#### Job:
Leave out the pictures, and write out exactly the lines from the beginning of the material to the line holding "const monthLabels = ['June', 'July'];", that line included, and nothing else.

***** Raw data

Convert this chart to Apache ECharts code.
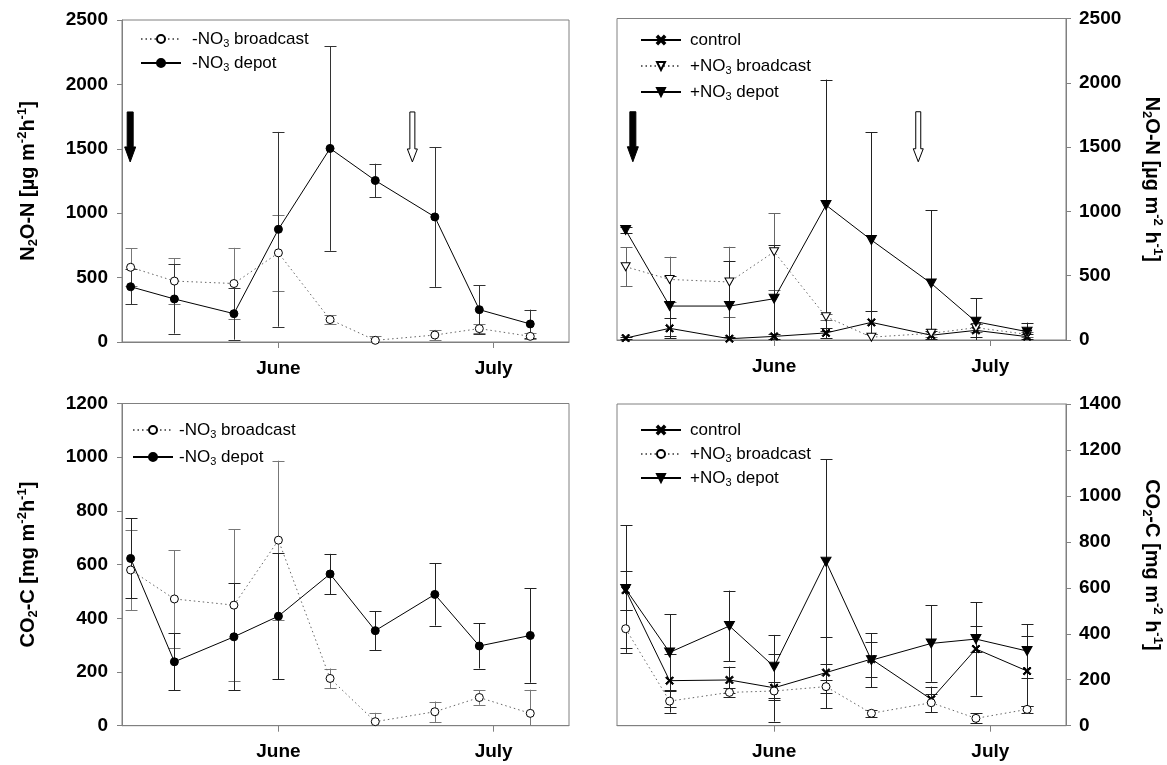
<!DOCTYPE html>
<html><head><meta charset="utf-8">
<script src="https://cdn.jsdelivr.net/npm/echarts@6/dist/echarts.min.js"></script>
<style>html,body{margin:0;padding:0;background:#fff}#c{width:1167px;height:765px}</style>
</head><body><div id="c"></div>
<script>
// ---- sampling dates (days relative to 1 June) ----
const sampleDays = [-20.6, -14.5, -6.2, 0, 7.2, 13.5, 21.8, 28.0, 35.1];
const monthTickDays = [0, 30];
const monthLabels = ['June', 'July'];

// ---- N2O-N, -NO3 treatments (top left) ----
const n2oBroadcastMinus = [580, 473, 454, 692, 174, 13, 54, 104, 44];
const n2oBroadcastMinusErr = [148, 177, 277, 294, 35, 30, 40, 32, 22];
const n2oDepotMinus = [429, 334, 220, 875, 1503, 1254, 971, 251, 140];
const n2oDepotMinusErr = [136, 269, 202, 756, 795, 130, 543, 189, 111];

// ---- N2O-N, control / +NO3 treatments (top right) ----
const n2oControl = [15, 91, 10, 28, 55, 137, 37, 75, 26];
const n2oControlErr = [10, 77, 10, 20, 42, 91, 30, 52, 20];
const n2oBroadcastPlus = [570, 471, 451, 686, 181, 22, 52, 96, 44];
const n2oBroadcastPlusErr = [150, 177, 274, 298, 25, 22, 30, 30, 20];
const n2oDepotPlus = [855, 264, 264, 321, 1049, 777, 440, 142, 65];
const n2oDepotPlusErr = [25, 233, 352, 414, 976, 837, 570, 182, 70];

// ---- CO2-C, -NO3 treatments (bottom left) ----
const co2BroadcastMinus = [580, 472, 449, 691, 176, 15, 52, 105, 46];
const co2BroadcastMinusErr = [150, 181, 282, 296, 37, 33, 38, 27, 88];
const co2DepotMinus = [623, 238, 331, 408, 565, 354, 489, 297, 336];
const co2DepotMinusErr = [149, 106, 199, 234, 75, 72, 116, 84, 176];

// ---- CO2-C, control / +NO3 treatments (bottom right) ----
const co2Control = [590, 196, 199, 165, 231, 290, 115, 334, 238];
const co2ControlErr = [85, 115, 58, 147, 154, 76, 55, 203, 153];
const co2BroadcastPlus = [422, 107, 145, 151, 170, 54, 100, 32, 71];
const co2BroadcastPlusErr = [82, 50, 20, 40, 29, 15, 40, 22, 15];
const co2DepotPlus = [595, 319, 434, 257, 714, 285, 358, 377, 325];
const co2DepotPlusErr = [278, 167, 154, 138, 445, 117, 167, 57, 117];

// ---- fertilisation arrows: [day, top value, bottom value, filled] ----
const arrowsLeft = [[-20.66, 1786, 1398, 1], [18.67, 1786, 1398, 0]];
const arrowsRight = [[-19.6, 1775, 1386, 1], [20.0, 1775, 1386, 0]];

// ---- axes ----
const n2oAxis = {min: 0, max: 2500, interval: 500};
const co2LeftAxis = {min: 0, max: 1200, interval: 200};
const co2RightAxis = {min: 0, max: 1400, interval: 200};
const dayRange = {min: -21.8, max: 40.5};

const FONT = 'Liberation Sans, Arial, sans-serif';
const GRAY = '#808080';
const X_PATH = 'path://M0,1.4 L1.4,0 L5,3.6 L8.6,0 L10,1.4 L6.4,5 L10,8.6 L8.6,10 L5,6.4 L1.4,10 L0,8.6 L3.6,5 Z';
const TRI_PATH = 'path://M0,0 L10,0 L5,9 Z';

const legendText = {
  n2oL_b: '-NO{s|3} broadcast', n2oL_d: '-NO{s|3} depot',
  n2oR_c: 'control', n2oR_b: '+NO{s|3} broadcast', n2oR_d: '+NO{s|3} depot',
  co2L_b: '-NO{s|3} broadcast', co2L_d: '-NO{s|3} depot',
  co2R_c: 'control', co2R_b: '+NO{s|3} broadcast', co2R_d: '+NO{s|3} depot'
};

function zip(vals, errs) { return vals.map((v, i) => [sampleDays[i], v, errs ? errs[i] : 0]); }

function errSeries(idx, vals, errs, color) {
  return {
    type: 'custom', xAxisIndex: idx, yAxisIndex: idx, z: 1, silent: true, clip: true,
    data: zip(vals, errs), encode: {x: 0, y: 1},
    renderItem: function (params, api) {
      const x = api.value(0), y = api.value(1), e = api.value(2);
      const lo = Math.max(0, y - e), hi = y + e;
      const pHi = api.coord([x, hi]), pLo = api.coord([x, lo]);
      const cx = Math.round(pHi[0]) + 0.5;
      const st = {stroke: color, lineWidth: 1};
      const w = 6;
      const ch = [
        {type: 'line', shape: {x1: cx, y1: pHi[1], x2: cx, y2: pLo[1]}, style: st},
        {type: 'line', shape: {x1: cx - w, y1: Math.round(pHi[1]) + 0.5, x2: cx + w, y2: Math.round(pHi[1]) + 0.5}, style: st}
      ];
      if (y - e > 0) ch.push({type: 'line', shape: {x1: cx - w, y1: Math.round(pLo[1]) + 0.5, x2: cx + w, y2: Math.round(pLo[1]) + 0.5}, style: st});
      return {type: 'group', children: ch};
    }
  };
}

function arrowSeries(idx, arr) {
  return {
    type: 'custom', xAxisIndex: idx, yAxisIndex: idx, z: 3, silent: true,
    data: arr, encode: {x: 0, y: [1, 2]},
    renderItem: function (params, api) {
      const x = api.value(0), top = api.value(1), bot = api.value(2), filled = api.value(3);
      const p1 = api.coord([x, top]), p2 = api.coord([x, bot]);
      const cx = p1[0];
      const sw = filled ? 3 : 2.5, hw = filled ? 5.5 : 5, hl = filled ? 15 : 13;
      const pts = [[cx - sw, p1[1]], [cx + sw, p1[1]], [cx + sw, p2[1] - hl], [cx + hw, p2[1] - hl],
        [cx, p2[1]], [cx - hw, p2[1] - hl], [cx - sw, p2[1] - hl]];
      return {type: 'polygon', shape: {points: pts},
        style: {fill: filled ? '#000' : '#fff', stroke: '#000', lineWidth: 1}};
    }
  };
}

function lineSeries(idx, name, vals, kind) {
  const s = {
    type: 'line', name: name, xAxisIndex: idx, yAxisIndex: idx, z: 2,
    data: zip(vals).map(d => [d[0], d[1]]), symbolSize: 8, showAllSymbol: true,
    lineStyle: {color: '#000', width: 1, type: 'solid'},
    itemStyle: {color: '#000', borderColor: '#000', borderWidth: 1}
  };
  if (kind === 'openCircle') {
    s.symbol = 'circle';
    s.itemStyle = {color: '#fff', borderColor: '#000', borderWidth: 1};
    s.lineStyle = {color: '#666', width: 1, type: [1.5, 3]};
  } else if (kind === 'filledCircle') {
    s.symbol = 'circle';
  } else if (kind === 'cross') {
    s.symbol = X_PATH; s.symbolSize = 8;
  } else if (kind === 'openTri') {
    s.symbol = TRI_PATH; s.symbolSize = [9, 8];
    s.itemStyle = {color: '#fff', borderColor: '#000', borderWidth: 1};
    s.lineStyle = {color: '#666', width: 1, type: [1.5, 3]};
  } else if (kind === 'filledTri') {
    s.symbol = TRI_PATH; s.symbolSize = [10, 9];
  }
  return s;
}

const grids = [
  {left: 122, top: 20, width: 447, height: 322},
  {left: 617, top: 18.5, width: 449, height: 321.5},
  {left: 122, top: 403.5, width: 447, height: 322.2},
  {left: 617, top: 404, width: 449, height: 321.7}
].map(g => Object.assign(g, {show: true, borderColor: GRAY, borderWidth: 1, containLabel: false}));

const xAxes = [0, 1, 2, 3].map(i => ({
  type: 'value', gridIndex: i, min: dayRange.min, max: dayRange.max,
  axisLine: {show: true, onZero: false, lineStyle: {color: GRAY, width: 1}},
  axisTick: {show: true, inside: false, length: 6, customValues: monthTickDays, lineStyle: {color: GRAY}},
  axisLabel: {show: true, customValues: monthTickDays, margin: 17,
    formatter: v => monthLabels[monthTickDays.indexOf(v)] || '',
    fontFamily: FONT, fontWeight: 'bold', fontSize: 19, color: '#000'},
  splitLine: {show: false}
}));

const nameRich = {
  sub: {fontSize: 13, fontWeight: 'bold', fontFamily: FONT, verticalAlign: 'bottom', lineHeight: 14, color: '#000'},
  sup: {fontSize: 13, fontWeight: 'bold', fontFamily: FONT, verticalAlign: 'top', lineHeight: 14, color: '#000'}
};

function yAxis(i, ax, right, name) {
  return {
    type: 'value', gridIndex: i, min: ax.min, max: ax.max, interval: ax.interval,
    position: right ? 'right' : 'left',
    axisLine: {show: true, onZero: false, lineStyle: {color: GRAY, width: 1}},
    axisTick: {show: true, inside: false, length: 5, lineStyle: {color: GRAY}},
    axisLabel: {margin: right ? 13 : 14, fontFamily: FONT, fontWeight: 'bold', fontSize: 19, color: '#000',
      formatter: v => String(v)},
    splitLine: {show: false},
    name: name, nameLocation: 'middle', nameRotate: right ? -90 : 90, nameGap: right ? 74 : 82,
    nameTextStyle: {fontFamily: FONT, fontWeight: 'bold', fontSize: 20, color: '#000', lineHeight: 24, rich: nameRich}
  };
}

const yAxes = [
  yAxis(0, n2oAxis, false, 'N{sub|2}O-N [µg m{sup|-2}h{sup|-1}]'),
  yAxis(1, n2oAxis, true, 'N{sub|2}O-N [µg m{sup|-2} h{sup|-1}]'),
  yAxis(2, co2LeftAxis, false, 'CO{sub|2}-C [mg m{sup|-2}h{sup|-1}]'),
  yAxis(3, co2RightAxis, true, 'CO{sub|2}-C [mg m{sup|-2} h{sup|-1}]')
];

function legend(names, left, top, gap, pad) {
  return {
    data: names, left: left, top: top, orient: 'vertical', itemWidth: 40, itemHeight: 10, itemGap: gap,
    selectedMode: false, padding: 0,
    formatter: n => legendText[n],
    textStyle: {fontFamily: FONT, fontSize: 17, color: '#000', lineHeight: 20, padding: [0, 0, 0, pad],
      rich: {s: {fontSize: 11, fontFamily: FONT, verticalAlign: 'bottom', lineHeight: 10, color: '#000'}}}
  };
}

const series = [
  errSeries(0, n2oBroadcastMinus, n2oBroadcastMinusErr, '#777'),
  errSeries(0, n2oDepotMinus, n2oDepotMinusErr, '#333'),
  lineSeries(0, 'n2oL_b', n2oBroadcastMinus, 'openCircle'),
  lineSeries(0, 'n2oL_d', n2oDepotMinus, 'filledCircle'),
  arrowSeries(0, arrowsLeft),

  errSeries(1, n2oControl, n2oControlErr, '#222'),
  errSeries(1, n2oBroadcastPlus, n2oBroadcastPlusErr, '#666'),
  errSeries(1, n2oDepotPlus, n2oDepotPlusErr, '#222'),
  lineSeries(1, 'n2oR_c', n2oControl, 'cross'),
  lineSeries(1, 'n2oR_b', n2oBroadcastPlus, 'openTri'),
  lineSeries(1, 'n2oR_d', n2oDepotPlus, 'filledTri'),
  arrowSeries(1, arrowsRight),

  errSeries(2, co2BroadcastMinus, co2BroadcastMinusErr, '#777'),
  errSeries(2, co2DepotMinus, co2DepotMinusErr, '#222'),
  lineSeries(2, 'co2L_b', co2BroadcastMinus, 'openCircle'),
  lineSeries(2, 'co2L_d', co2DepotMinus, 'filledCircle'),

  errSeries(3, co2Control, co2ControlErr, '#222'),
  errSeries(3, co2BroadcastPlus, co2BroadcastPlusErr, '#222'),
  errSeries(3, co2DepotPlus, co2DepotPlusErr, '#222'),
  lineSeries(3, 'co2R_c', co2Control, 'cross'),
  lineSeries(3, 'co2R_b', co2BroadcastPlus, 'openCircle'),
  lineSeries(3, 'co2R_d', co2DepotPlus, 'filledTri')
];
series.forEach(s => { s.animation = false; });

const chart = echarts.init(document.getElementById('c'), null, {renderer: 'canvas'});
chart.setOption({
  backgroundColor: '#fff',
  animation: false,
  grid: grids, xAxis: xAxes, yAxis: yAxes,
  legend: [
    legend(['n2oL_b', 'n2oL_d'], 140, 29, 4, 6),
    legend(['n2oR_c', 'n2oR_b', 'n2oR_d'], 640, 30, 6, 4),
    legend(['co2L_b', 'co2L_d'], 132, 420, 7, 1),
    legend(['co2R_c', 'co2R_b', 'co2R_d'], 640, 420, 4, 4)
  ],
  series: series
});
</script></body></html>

**********

#### Worked solution:
Convert this chart to Apache ECharts code.
<!DOCTYPE html>
<html><head><meta charset="utf-8">
<script src="https://cdn.jsdelivr.net/npm/echarts@6/dist/echarts.min.js"></script>
<style>html,body{margin:0;padding:0;background:#fff}#c{width:1167px;height:765px}</style>
</head><body><div id="c"></div>
<script>
// ---- sampling dates (days relative to 1 June) ----
const sampleDays = [-20.6, -14.5, -6.2, 0, 7.2, 13.5, 21.8, 28.0, 35.1];
const monthTickDays = [0, 30];
const monthLabels = ['June', 'July'];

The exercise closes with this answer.